Hobby held up a hand like a traffic cop. Demeter shut her mouth.
“Why?” he said.
Demeter wasn’t sure what he was asking. Why? Why was she looking for booze? Well, now he knew, now everyone knew: she was an alcoholic. Or did he mean, why were Zoe and Jordan together? That wasn’t something Demeter could answer.
“Why what?” she said.
“Why did you tell Penny?” he whispered.
Why did she tell Penny? She had asked herself this question half a million times: Why did I tell Penny? She must have known that Penny would be stunned; she must have known she would be hurt. Confused, sad, angry, disgusted. Yes, Demeter had known all of that. But the answer to why she had told Penny was that she had been unable not to tell Penny. The news was like a gold ingot in her hand, and for someone as emotionally impoverished as Demeter, it had been impossible not to squander it. The secret was valuable only if it could get her something she wanted, and what she had wanted, more than anything in the world, was Penny Alistair’s complete attention.
“I told her because I finally had something she didn’t. I had social currency.”
“ ‘Social currency,’ ” Hobby repeated.
“I knew she was going to be upset,” Demeter said. “But I thought I could help her work through it. That was what I wanted.” The words were so brutally honest that Demeter couldn’t believe she was actually uttering them. “My plan was to tell Penny the news and then be the one to help her deal with it. It was a secret that was going to bond us together.” She swallowed; her throat was dry and sore. “It was supposed to make us friends. Real friends.”
Hobby blew out a stream of air. He looked pale and sick. It occurred to Demeter that telling Hobby this news about his mother and Jordan might turn out to be a second disaster. Back in the dunes, with Penny, she had spoken with the self-righteous assurance that she was doing the correct and just thing by exposing the nefarious lies of the adults in their lives. Now, with Hobby, she was confessing only to her own transgressions. What had taken place between Zoe and Jordan was nobody’s business-not Penny’s, not Hobby’s, and certainly not Demeter’s.
“If I could take it back…,” she said.
“Well, yeah,” Hobby said. He was rubbing his forehead aggressively, as if willing his brain to work.
“Anyway, I wanted you to know that what happened with Penny was my fault. That was what I told her. She seemed cool with the news at first, like it was no big deal. But then, by the time we got back to the car, she was a mess.”
“ ‘A mess,’ ” Hobby said.
“I killed her,” Demeter said. “I might just as well have put a gun to her head and pulled the trigger.”

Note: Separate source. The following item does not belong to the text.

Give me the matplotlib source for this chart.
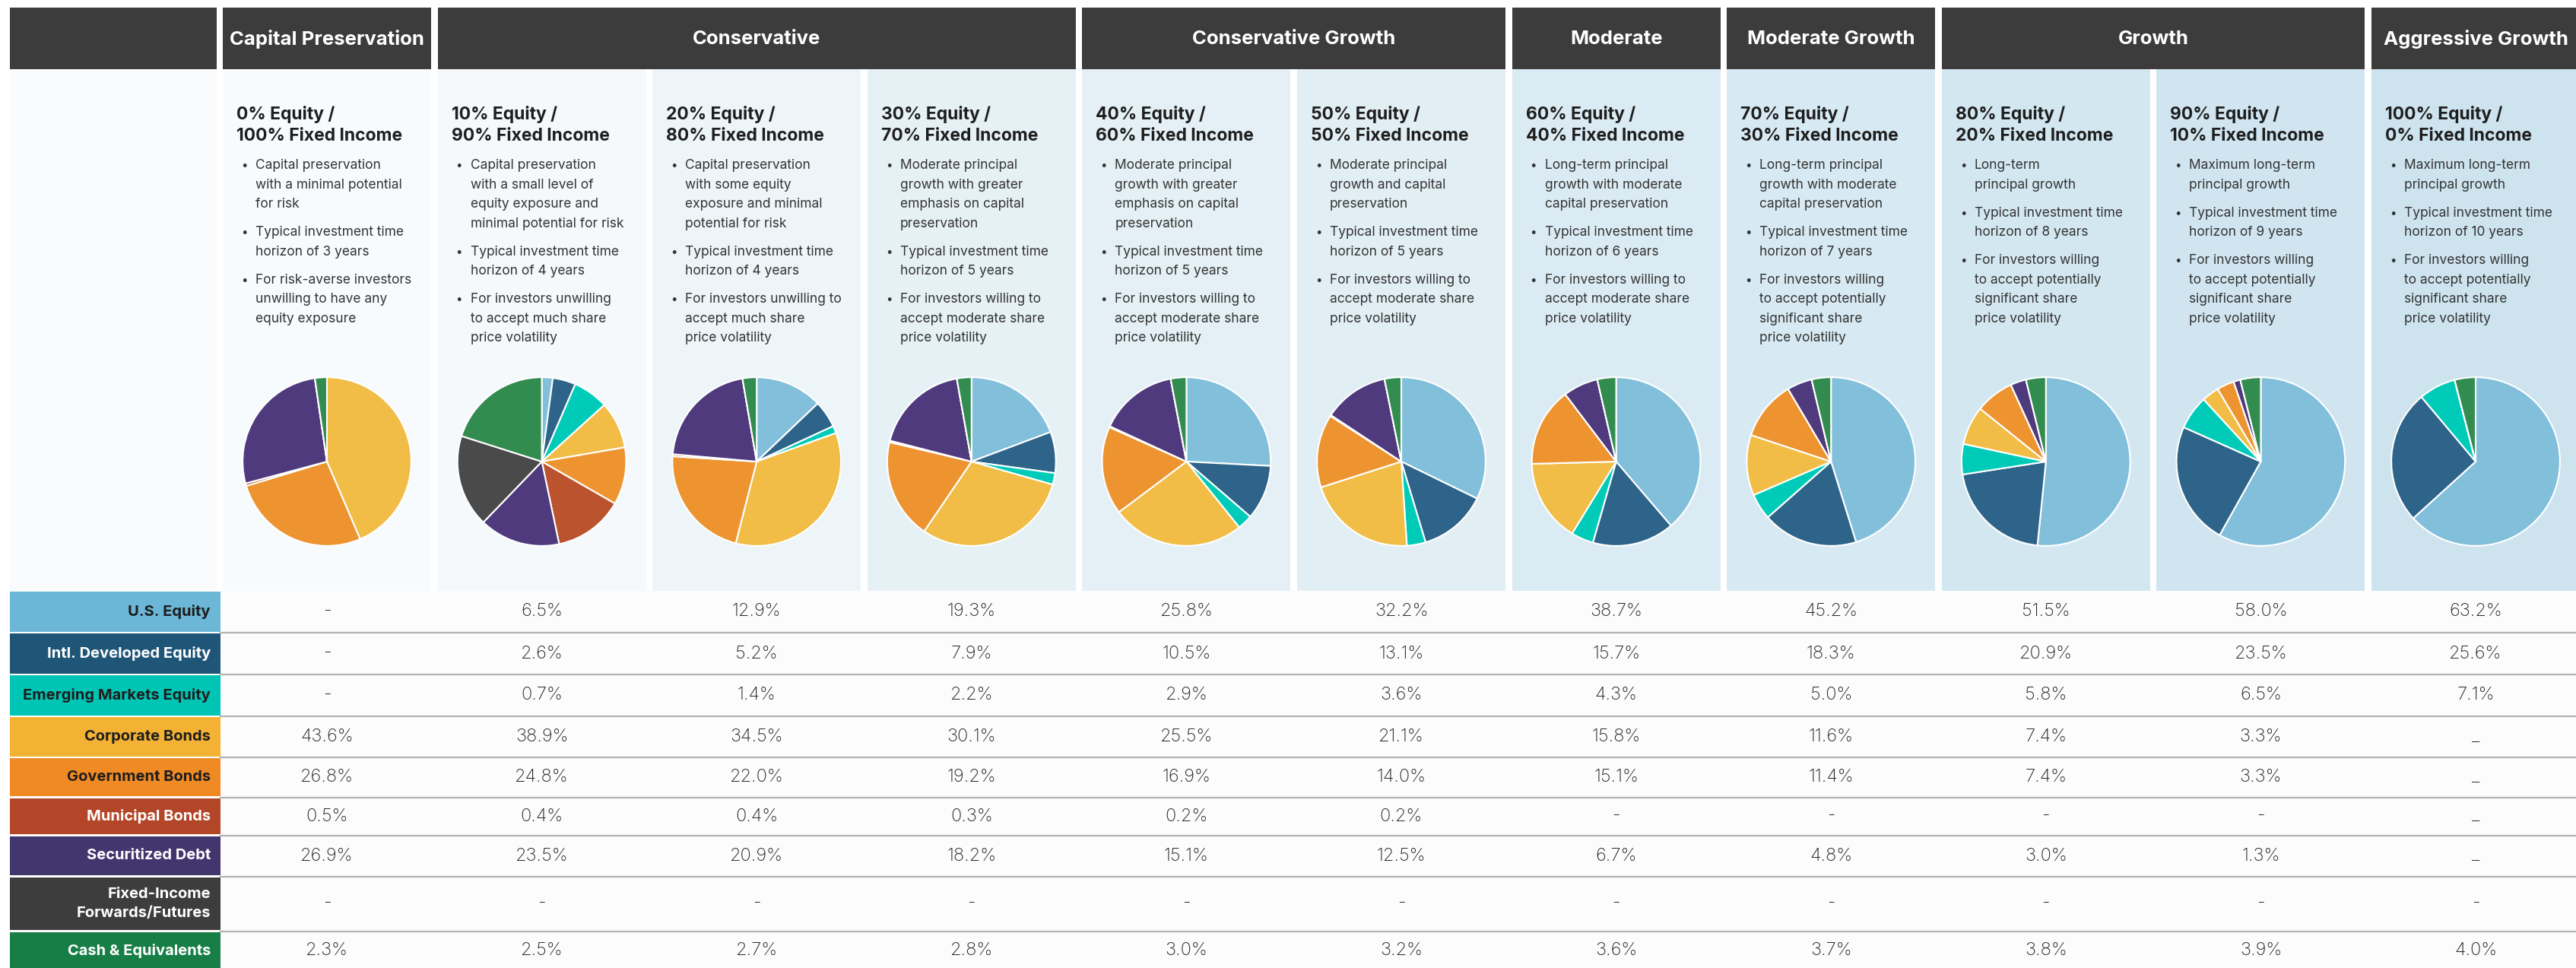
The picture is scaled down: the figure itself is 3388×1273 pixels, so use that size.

Hobby was quiet. Demeter thought he might try to say something to make her feel better, but he did nothing of the sort. So he was going to hold her responsible. He was very possibly going to report all of this back to Zoe, and then the whole world would hold her responsible for Penny Alistair’s death. But Demeter had concluded that telling Hobby was the only thing that would make her feel better. She could tell the story in group therapy at Vendever, but it wouldn’t have any meaning. Telling strangers would offer no relief from the insidious pressure that had been building inside her: I told Penny a horrible thing. I got in the middle of people’s personal affairs that had nothing to do with me. I am the reason Penny Alistair is dead. Me. If I had kept my mouth shut, Penny would still be alive.